Biography
Bayle was born at Carla-le-Comte (later renamed Carla-Bayle in his honour), near Pamiers, Provence, France, and was educated by his father, a Calvinist minister, and at an academy at Puylaurens. He afterwards entered a Jesuit college at Toulouse, and became a Roman Catholic a month later (1669). After seventeen months, he returned to Calvinism and fled to Geneva. There he became acquainted with the teachings of René Descartes. For some years he worked under the name of Bèle as a tutor for various Parisian families, but in 1675 he was appointed to the chair of philosophy at the Protestant Academy of Sedan.

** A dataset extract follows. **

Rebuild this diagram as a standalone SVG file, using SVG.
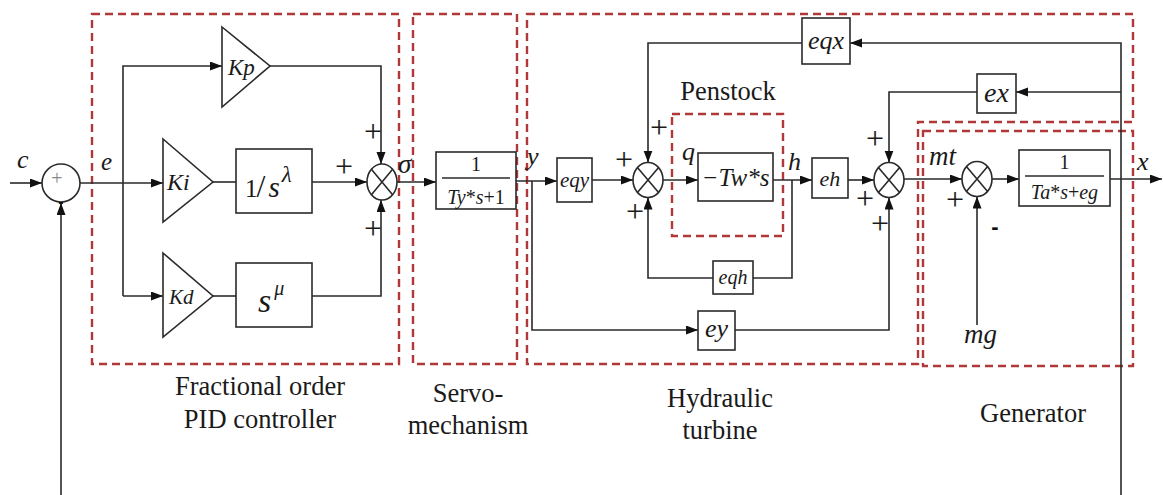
<svg xmlns="http://www.w3.org/2000/svg" width="1163" height="495" viewBox="0 0 1163 495">
<defs>
<style>
.ln{fill:none;stroke:#2a2a2a;stroke-width:1.6}
.bx{fill:#fff;stroke:#2a2a2a;stroke-width:1.6}
.db{fill:none;stroke:#b03838;stroke-width:2.4;stroke-dasharray:8 5}
.t{fill:#1a1a1a}
.i{font-style:italic}
.m{text-anchor:middle}
.pl{font-size:32px;fill:#1a1a1a;text-anchor:middle}
.mi{font-family:'Liberation Sans',sans-serif;font-weight:bold;font-size:22px;fill:#111;text-anchor:middle}
.lb{font-size:26.5px;fill:#1a1a1a;text-anchor:middle}
</style>
<marker id="ar" markerUnits="userSpaceOnUse" markerWidth="13" markerHeight="10" refX="12" refY="4.5" orient="auto">
<path d="M0,0 L12,4.5 L0,9 z" fill="#111"/>
</marker>
</defs>
<rect width="1163" height="495" fill="#fff"/>

<g id="regions">
<rect class="db" x="92" y="14" width="307" height="350"/>
<rect class="db" x="413" y="14" width="104" height="350"/>
<path class="db" d="M527,14 H1133 V122 H918 V364 H527 Z"/>
<rect class="db" x="923" y="131" width="210" height="235"/>
<rect class="db" x="672" y="114" width="111" height="122"/>
</g>

<g id="connectors">
<path class="ln" d="M10,183 H42" marker-end="url(#ar)"/>
<path class="ln" d="M61,495 V203" marker-end="url(#ar)"/>
<path class="ln" d="M80,183 H163" marker-end="url(#ar)"/>
<path class="ln" d="M123,296 V66 H222" marker-end="url(#ar)"/>
<path class="ln" d="M123,296 H163" marker-end="url(#ar)"/>
<path class="ln" d="M213,182 H236"/>
<path class="ln" d="M213,296 H236"/>
<path class="ln" d="M270,66 H381 V164" marker-end="url(#ar)"/>
<path class="ln" d="M312,182 H367" marker-end="url(#ar)"/>
<path class="ln" d="M312,296 H381 V200" marker-end="url(#ar)"/>
<path class="ln" d="M397,182 H436" marker-end="url(#ar)"/>
<path class="ln" d="M516,181 H557" marker-end="url(#ar)"/>
<path class="ln" d="M532,181 V330 H698" marker-end="url(#ar)"/>
<path class="ln" d="M592,180 H633" marker-end="url(#ar)"/>
<path class="ln" d="M802,43 H648 V162.5" marker-end="url(#ar)"/>
<path class="ln" d="M713,278 H648 V197.5" marker-end="url(#ar)"/>
<path class="ln" d="M663,180 H698" marker-end="url(#ar)"/>
<path class="ln" d="M773,180 H812" marker-end="url(#ar)"/>
<path class="ln" d="M792,180 V278 H753"/>
<path class="ln" d="M848,180 H874" marker-end="url(#ar)"/>
<path class="ln" d="M977,92 H889 V162.5" marker-end="url(#ar)"/>
<path class="ln" d="M735,330 H889 V197.5" marker-end="url(#ar)"/>
<path class="ln" d="M904,179 H962" marker-end="url(#ar)"/>
<path class="ln" d="M977,325 V196.5" marker-end="url(#ar)"/>
<path class="ln" d="M992,179 H1019" marker-end="url(#ar)"/>
<path class="ln" d="M1110,179 H1162" marker-end="url(#ar)"/>
<path class="ln" d="M1121,495 V43 H850" marker-end="url(#ar)"/>
<path class="ln" d="M1121,92 H1016" marker-end="url(#ar)"/>
</g>

<g font-family="'Liberation Serif','DejaVu Serif',serif">
<g id="sum1">
<circle class="bx" cx="61" cy="183" r="19"/>
<text class="m" x="57" y="185" font-size="20" fill="#888">+</text>
<text class="mi" x="61" y="207" style="font-size:16px">-</text>
</g>

<g id="Kp">
<path class="bx" d="M222,27 L270,66 L222,107 Z"/>
<text class="t i" x="228" y="75" font-size="23">Kp</text>
</g>
<g id="Ki">
<path class="bx" d="M163,139 L213,182 L163,222 Z"/>
<text class="t i" x="167" y="190" font-size="24">Ki</text>
</g>
<g id="Kd">
<path class="bx" d="M163,253 L213,296 L163,337 Z"/>
<text class="t i" x="169" y="304" font-size="21">Kd</text>
</g>
<g id="integ">
<rect class="bx" x="236" y="149" width="76" height="64"/>
<text class="t" x="245" y="197" font-size="25">1<tspan font-size="32" dx="-1">/</tspan><tspan font-style="italic" font-size="29" dx="3">s</tspan><tspan font-style="italic" font-size="23" dx="2" dy="-15">λ</tspan></text>
</g>
<g id="deriv">
<rect class="bx" x="236" y="263" width="76" height="64"/>
<text class="t i" x="258" y="312" font-size="34">s<tspan font-size="20" dx="3" dy="-17">μ</tspan></text>
</g>
<g id="mul1">
<ellipse class="bx" cx="382" cy="182" rx="15" ry="18"/>
<path class="ln" d="M371.4,169.3 L392.6,194.7 M392.6,169.3 L371.4,194.7"/>
</g>
<g id="servo">
<rect class="bx" x="436" y="152" width="80" height="57"/>
<text class="t m" x="476" y="171" font-size="20">1</text>
<path class="ln" d="M442,178 H510" stroke-width="1.3"/>
<text class="t m" x="476" y="204" font-size="20"><tspan font-style="italic">Ty</tspan>*<tspan font-style="italic">s</tspan>+1</text>
</g>
<g id="eqy">
<rect class="bx" x="557" y="158" width="35" height="44"/>
<text class="t i m" x="574.5" y="187" font-size="21">eqy</text>
</g>
<g id="mul2">
<ellipse class="bx" cx="648" cy="180" rx="15" ry="17.5"/>
<path class="ln" d="M637.4,167.6 L658.6,192.4 M658.6,167.6 L637.4,192.4"/>
</g>
<g id="penstock">
<rect class="bx" x="698" y="153" width="75" height="48"/>
<text class="t i m" x="735.5" y="186" font-size="25">−Tw*s</text>
</g>
<g id="eqh">
<rect class="bx" x="713" y="261" width="40" height="33"/>
<text class="t i m" x="733" y="284" font-size="20">eqh</text>
</g>
<g id="eh">
<rect class="bx" x="812" y="158" width="36" height="40"/>
<text class="t i m" x="830" y="186" font-size="22">eh</text>
</g>
<g id="ey">
<rect class="bx" x="698" y="311" width="37" height="39"/>
<text class="t i m" x="716.5" y="337" font-size="26">ey</text>
</g>
<g id="eqx">
<rect class="bx" x="802" y="18" width="48" height="46"/>
<text class="t i m" x="826" y="49" font-size="26">eqx</text>
</g>
<g id="ex">
<rect class="bx" x="977" y="74" width="39" height="39"/>
<text class="t i m" x="996.5" y="102" font-size="28">ex</text>
</g>
<g id="mul3">
<ellipse class="bx" cx="889" cy="180" rx="15" ry="17.5"/>
<path class="ln" d="M878.4,167.6 L899.6,192.4 M899.6,167.6 L878.4,192.4"/>
</g>
<g id="mul4">
<ellipse class="bx" cx="977" cy="179" rx="15" ry="17.5"/>
<path class="ln" d="M966.4,166.6 L987.6,191.4 M987.6,166.6 L966.4,191.4"/>
</g>
<g id="gen">
<rect class="bx" x="1019" y="150" width="91" height="56"/>
<text class="t m" x="1064.5" y="169" font-size="20">1</text>
<path class="ln" d="M1025,176 H1104" stroke-width="1.3"/>
<text class="t m" x="1064.5" y="199" font-size="20"><tspan font-style="italic">Ta</tspan>*<tspan font-style="italic">s</tspan>+<tspan font-style="italic">eg</tspan></text>
</g>

<g id="signs">
<text class="pl" x="373" y="142">+</text>
<text class="pl" x="344" y="177">+</text>
<text class="pl" x="373" y="239">+</text>
<text class="pl" x="624" y="170">+</text>
<text class="pl" x="659" y="138">+</text>
<text class="pl" x="635" y="222">+</text>
<text class="pl" x="875" y="149">+</text>
<text class="pl" x="865" y="209">+</text>
<text class="pl" x="880" y="234">+</text>
<text class="pl" x="955" y="210">+</text>
<text class="mi" x="995" y="234">-</text>
</g>

<g id="labels">
<text class="t i" x="17" y="168" font-size="26">c</text>
<text class="t i" x="101" y="170" font-size="25">e</text>
<text class="t i" x="398" y="173" font-size="27">σ</text>
<text class="t i" x="527" y="165" font-size="26">y</text>
<text class="t i" x="682" y="160" font-size="26">q</text>
<text class="t i" x="788" y="170" font-size="26">h</text>
<text class="t i" x="929" y="165" font-size="27">mt</text>
<text class="t i" x="1137" y="170" font-size="26">x</text>
<text class="t i" x="964" y="343" font-size="27">mg</text>
<text class="lb" x="728" y="100">Penstock</text>
<text class="lb" x="260" y="395">Fractional order</text>
<text class="lb" x="260" y="428">PID controller</text>
<text class="lb" x="468" y="402">Servo-</text>
<text class="lb" x="468" y="434">mechanism</text>
<text class="lb" x="720" y="407">Hydraulic</text>
<text class="lb" x="720" y="439">turbine</text>
<text class="lb" x="1033" y="422">Generator</text>
</g>
</g>
</svg>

In 1681 the university at Sedan was suppressed. Just before that event, Bayle had fled to the Dutch Republic, where he almost immediately was appointed professor of philosophy and history at the École Illustre in Rotterdam. After a long internal quarrel, Bayle was deprived of his chair in 1693.
Bayle remained in Rotterdam until his death on 28 December 1706 and was buried there in the Waalse Kerk where Jurieu would be buried as well, seven years later. In 1706 a statue in his honour was erected at Pamiers, la reparation d'un long oubli ("the reparation of a long neglect"). In 1959 a street was named after him in Rotterdam.